The book also traces her own transformation. She was well-educated and informed, yet real-life experience of standing side-by-side with folks facing injustice and then the national awakening all came together to inform Rev. Scott. First it was housing issues and then racial inequity. Hurricane Sandy brought that all home. When the news carried police shootings brutality into the headlines she researched area examples of police overreach in her neighborhood. The list was long, but because it happened before Michael Brown in Ferguson or Eric Garner “I can’t breathe” on Staten Island, there wasn’t any attention given to 12-year-old Nicholas Heyward playing with a toy gun just down the street from the church doors. Because this boy was from the projects a police mistake became human collateral for the sake of keeping the city “safe.” We’ve come to know this story well.
Safe for whom?
Emily also grew personally. Because she wanted to emphasize all kinds of inclusiveness she ran into trouble with the mainline church boards. Yet, she knew it was important to include the LGBQT etc. You see, she didn’t need to include them—they were already there, helping with clean-up, organizing events, ferrying the wheelchair member back and forth from her nursing home. They WERE the church.
But, Emily went deeper. She involved the church in issues that might push their comfort zones, Hers, as well. That’s why it was such an authentic read. She speaks about the awkwardness, the interactions that fell flat. PLOP! The times she tried and failed, but kept moving and going. She wrote honestly about burn out and questions of faith and where the church itself has failed to reach the world. She wrote about 2016 and Trump winning the election, where she sat with other congregants at a bar. Thus, began her own journey of lament.

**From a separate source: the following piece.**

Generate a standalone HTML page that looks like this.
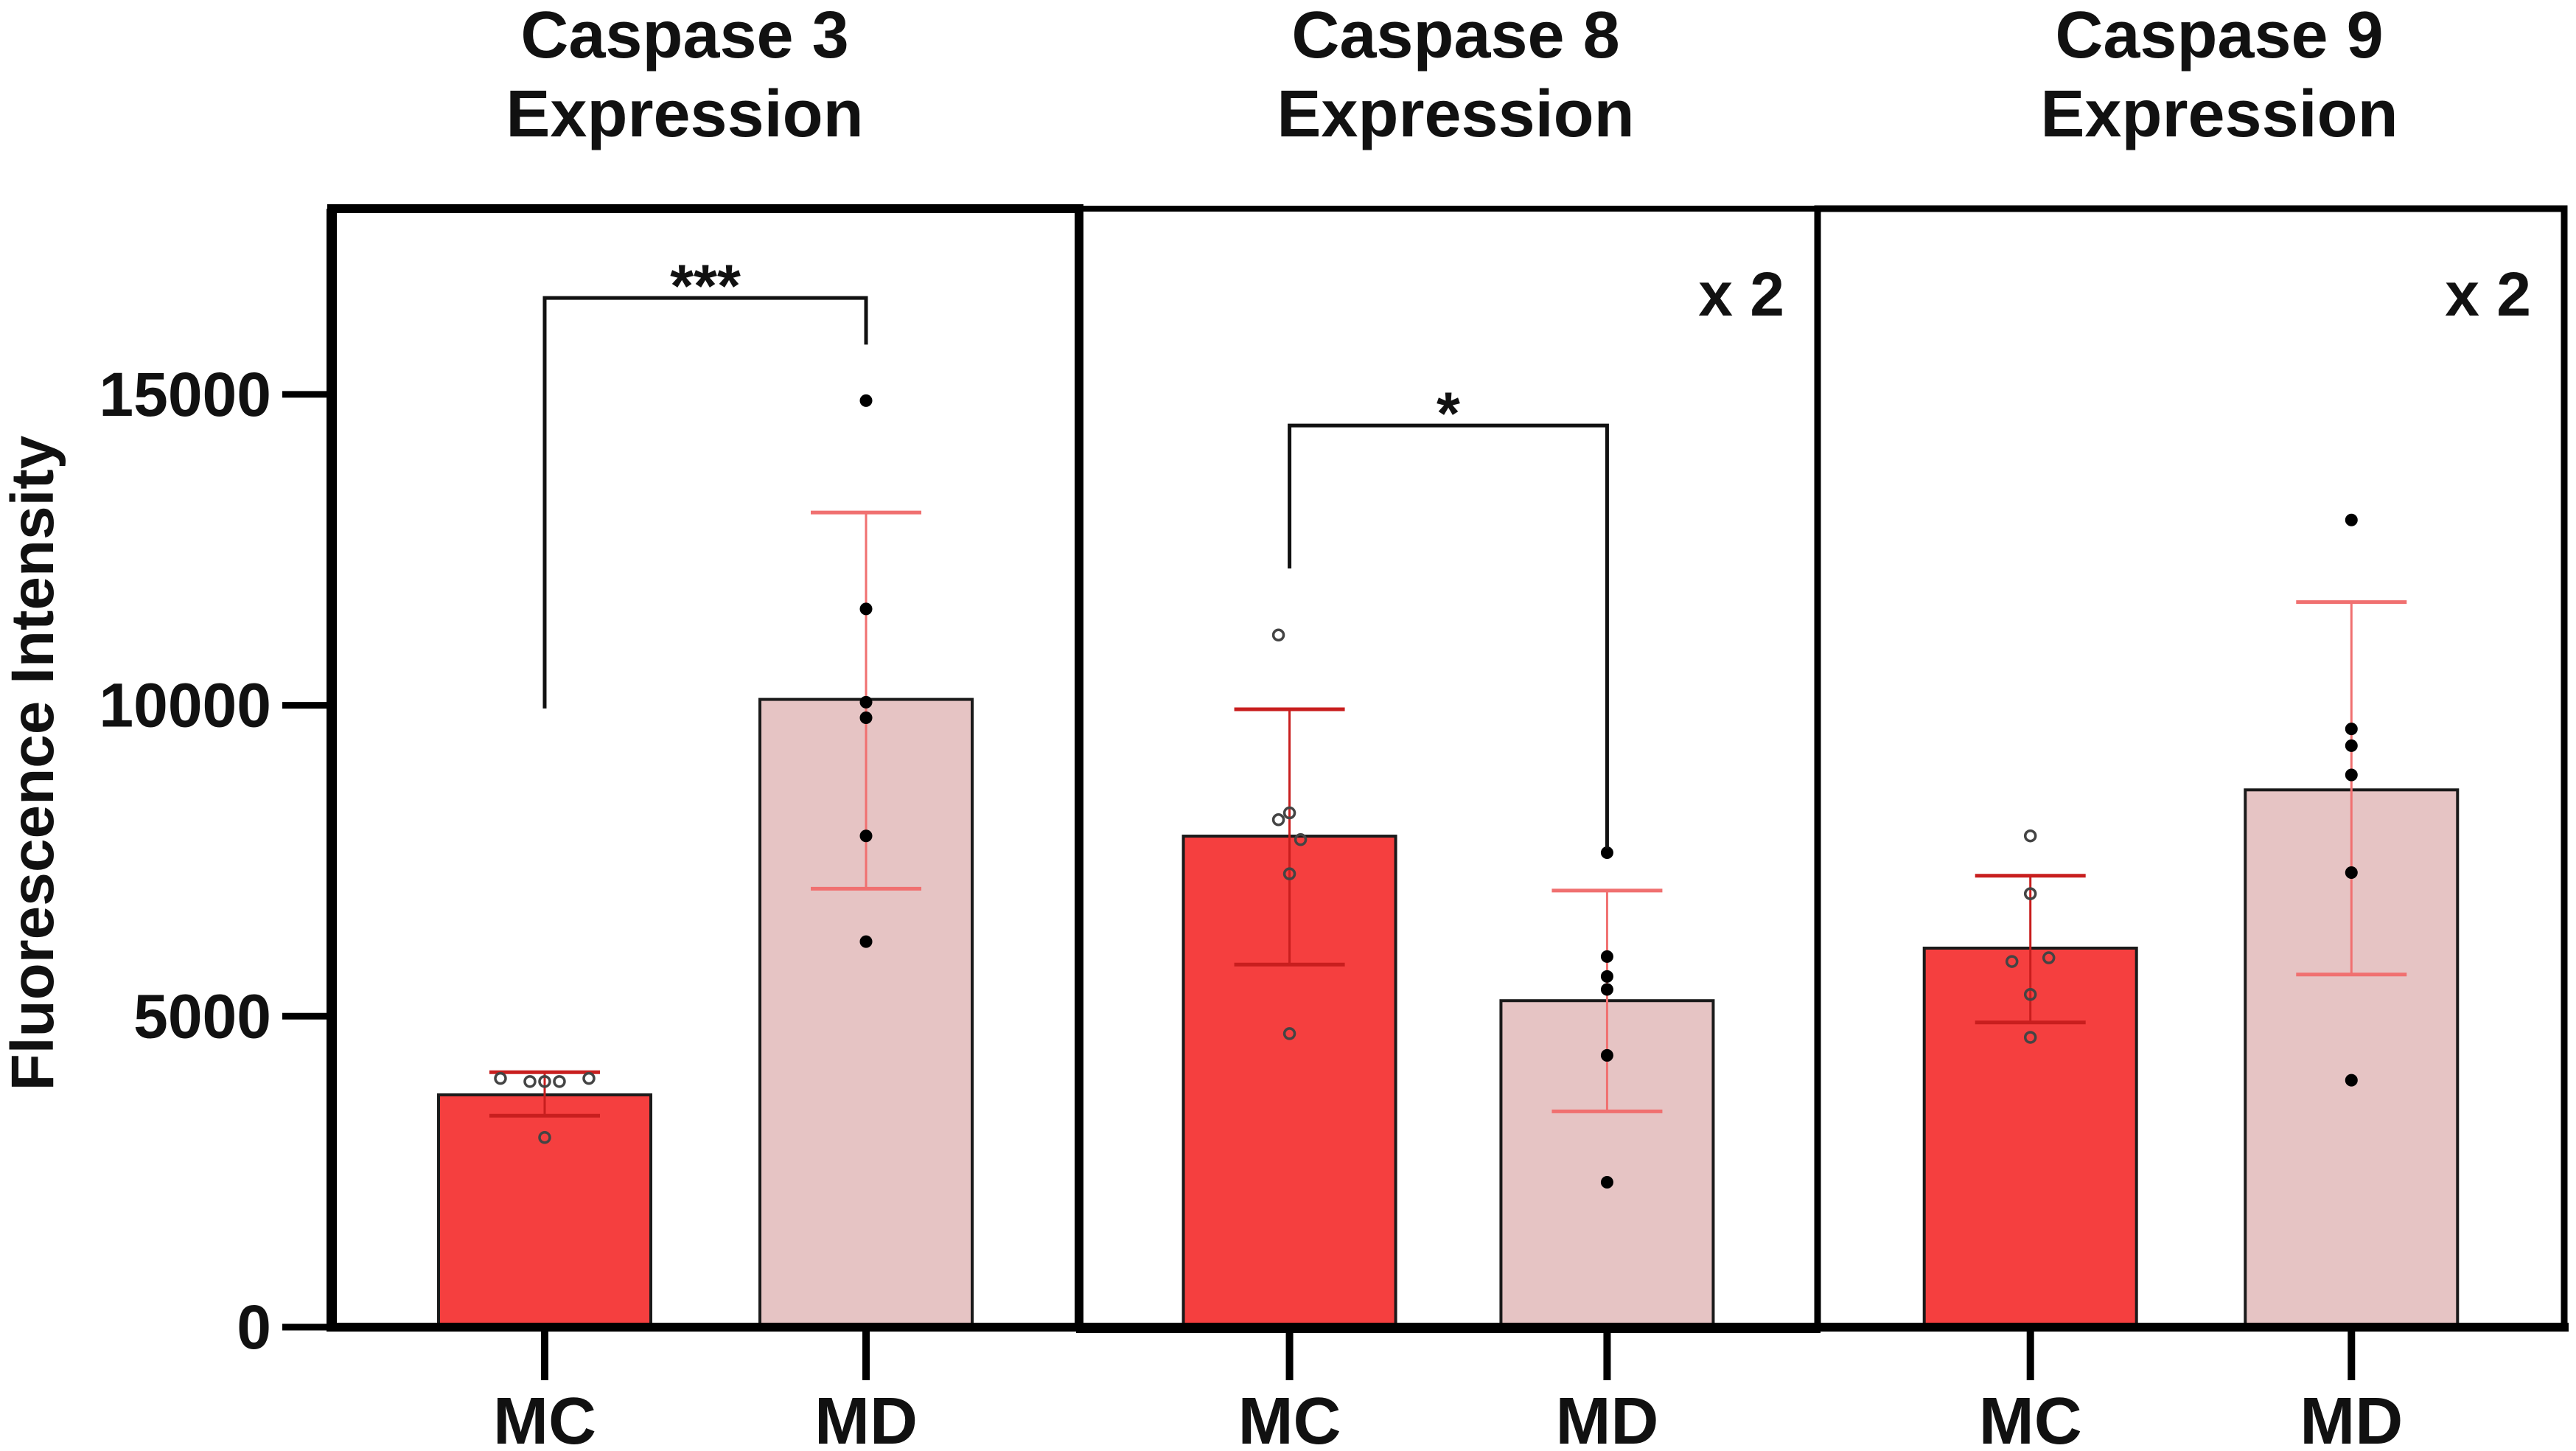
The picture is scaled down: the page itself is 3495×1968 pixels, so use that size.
<!DOCTYPE html>
<html><head><meta charset="utf-8"><style>
html,body{margin:0;padding:0;background:#fff;}
svg{display:block;}
text{font-family:"Liberation Sans",sans-serif;}
</style></head><body>
<svg id="chart" width="3495" height="1968" viewBox="0 0 3495 1968" xmlns="http://www.w3.org/2000/svg"></svg>
<script>
const panelTitles = ["Caspase 3", "Caspase 8", "Caspase 9"];
const groups = ["MC", "MD"];
const barMeans = [[3736, 10095], [7896, 5250], [6095, 8640]];
const errUpper = [[4100, 13100], [9936, 7020], [7260, 11660]];
const errLower = [[3400, 7050], [5830, 3470], [4900, 5670]];
const pointsMC = [[4000, 3950, 3950, 3950, 4000, 3050], [11130, 8270, 8160, 7840, 7290, 4720], [7900, 6970, 5880, 5940, 5350, 4660]];
const pointsMD = [[14900, 11550, 10050, 9800, 7900, 6200], [7630, 5960, 5640, 5430, 4370, 2330], [12980, 9620, 9350, 8880, 7310, 3970]];
const pointOffsets = [[-60, -20, 0, 20, 60, 0], [-15, 0, -15, 15, 0, 0], [0, 0, -25, 25, 0, 0]];
const yTicks = [0, 5000, 10000, 15000];
const yTickLabels = ["0", "5000", "10000", "15000"];
const brackets = [{panel:0, top:16550, left:9950, right:15800, label:"***"}, {panel:1, top:14500, left:12200, right:7700, label:"*"}];
const multLabels = ["", "x 2", "x 2"];

const svg = document.getElementById('chart');
const NS = "http://www.w3.org/2000/svg";
const Y0 = 1800, PER = 421.7/5000;
function y(v){ return Y0 - v*PER; }
const panelLeft = [450, 1464, 2466];
const panelRight = [1464, 2466, 3479];
const titleX = [929, 1975, 3011];
function xc(p, g){ const w = panelRight[p]-panelLeft[p]; return panelLeft[p] + w*(g===0 ? 0.285 : 0.715); }
const BW = 288;
function mk(tag, attrs, txt){ const e = document.createElementNS(NS, tag); for (const k in attrs) e.setAttribute(k, attrs[k]); if (txt!==undefined) e.textContent = txt; svg.appendChild(e); return e; }

panelTitles.forEach((t,p)=>{
  const cx = titleX[p];
  const a = mk('text',{x:cx,y:78,'text-anchor':'middle','font-size':90,'font-weight':'bold',fill:'#111'},t);
  
  
  const b = mk('text',{x:cx,y:185,'text-anchor':'middle','font-size':90,'font-weight':'bold',fill:'#111'},'Expression');
  
  
});

const yt = mk('text',{x:0,y:0,transform:'translate(72,1035) rotate(-90)','text-anchor':'middle','font-size':82,'font-weight':'bold',fill:'#111'},'Fluorescence Intensity');



yTicks.forEach((v,i)=>{
  const l = mk('line',{x1:383,x2:452,y1:y(v),y2:y(v),stroke:'#000','stroke-width':9});
  
  
  const t = mk('text',{x:368,y:y(v)+29,'text-anchor':'end','font-size':84,'font-weight':'bold',fill:'#111'},yTickLabels[i]);
  
  
});

for (let p=0;p<3;p++){
  for (let g=0; g<2; g++){
    const cx = xc(p,g);
    const r = mk('rect',{x:cx-BW/2,y:y(barMeans[p][g]),width:BW,height:Y0-y(barMeans[p][g]),fill:g===0?'#f53f3f':'#e6c4c4',stroke:'#1a1a1a','stroke-width':4});
    
    
    const ec = g===0 ? '#c81e1e' : '#f07070';
    const e1 = mk('line',{x1:cx,x2:cx,y1:y(errUpper[p][g]),y2:y(errLower[p][g]),stroke:ec,'stroke-width':3});
    
    
    [errUpper[p][g], errLower[p][g]].forEach(v=>{
      const c = mk('line',{x1:cx-75,x2:cx+75,y1:y(v),y2:y(v),stroke:ec,'stroke-width':5});
      
      
    });
    const pts = g===0 ? pointsMC[p] : pointsMD[p];
    pts.forEach((v,i)=>{
      const off = g===0 ? pointOffsets[p][i] : 0;
      const c = mk('circle',{cx:cx+off,cy:y(v),r:g===0?7:8,fill:g===0?'none':'#000',stroke:g===0?'#444':'#000','stroke-width':g===0?3.5:1});
      
      
    });
    const xt = mk('line',{x1:cx,x2:cx,y1:Y0,y2:1872,stroke:'#000','stroke-width':10});
    
    
    const xl = mk('text',{x:cx,y:1958,'text-anchor':'middle','font-size':90,'font-weight':'bold',fill:'#111'},groups[g]);
    
    
  }
  const m = multLabels[p];
  if (m){
    const t = mk('text',{x:panelRight[p]-45,y:428,'text-anchor':'end','font-size':84,'font-weight':'bold',fill:'#111'},m);
    
    
  }
}

brackets.forEach(b=>{
  const x1 = xc(b.panel,0), x2 = xc(b.panel,1);
  const pl = mk('polyline',{points:`${x1},${y(b.left)} ${x1},${y(b.top)} ${x2},${y(b.top)} ${x2},${y(b.right)}`,fill:'none',stroke:'#111','stroke-width':5});
  
  
  const t = mk('text',{x:(x1+x2)/2,y:y(b.top)+12,'text-anchor':'middle','font-size':82,'font-weight':'bold',fill:'#111'},b.label);
  
  
});

const frames = [[450,283,1464,1800,12],[1464,283,2466,1804,8],[2466,283,3479,1800,9]];
frames.forEach((f,i)=>{
  const r = mk('rect',{x:f[0],y:f[1],width:f[2]-f[0],height:f[3]-f[1],fill:'none',stroke:'#000','stroke-width':f[4]});
  
  
});
const ax = mk('line',{x1:450,x2:450,y1:283,y2:1806,stroke:'#000','stroke-width':14});


const bx = mk('line',{x1:444,x2:3485,y1:1800,y2:1800,stroke:'#000','stroke-width':12});


</script>
</body></html>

That journey is chronicled in her book For All Who Hunger, her decision to leave St, Lydia’s and start a new church, Dreams and Visions in Baltimore and her subsequent marriage, another affirmation of inclusiveness. None of this was done willy-nilly, but in this book you can see how she came to be formed by those she sought to minister to.
It is refreshing to see how church is done—outside of the mainstream wooden doors and bell-topped steeple. Church for all.